— begin Data —

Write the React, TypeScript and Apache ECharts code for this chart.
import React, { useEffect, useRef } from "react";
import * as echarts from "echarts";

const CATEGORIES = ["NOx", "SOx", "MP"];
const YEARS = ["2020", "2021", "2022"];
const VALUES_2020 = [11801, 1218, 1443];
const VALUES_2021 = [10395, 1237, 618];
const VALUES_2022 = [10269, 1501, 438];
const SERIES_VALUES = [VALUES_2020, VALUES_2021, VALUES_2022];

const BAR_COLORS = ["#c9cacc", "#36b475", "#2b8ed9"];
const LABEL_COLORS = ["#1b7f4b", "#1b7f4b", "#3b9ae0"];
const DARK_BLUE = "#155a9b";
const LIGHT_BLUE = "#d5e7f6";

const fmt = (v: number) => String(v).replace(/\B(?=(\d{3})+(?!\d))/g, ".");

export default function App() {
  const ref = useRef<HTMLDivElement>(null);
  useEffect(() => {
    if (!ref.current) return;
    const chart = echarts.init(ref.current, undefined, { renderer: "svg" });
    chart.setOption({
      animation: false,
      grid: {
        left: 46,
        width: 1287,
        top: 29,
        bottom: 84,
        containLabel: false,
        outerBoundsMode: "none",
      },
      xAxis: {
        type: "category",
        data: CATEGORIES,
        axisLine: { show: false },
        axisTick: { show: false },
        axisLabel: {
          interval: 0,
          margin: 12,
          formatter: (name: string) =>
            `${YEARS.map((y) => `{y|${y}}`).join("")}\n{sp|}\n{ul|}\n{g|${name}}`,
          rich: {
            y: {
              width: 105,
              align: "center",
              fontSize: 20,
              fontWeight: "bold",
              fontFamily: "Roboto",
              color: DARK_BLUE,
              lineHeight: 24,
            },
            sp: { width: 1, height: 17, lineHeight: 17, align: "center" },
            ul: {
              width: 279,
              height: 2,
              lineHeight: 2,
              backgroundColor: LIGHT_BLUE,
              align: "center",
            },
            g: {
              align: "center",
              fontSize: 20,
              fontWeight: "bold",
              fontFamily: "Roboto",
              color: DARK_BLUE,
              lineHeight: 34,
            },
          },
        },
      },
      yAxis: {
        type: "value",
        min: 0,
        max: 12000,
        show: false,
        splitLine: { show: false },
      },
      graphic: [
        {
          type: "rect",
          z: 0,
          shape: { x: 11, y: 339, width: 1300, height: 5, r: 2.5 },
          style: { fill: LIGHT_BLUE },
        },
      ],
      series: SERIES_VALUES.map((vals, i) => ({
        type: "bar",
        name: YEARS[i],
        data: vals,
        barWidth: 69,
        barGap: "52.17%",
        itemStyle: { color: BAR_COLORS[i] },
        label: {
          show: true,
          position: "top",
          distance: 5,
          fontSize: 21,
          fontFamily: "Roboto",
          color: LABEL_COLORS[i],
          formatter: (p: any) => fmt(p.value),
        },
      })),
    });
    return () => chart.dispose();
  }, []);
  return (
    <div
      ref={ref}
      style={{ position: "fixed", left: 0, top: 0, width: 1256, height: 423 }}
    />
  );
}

— end Data —

Short task:
Lines from the beginning of the data above through the line containing "import * as" are to be returned exactly, and no others.

Reply:
Write the React, TypeScript and Apache ECharts code for this chart.
import React, { useEffect, useRef } from "react";
import * as echarts from "echarts";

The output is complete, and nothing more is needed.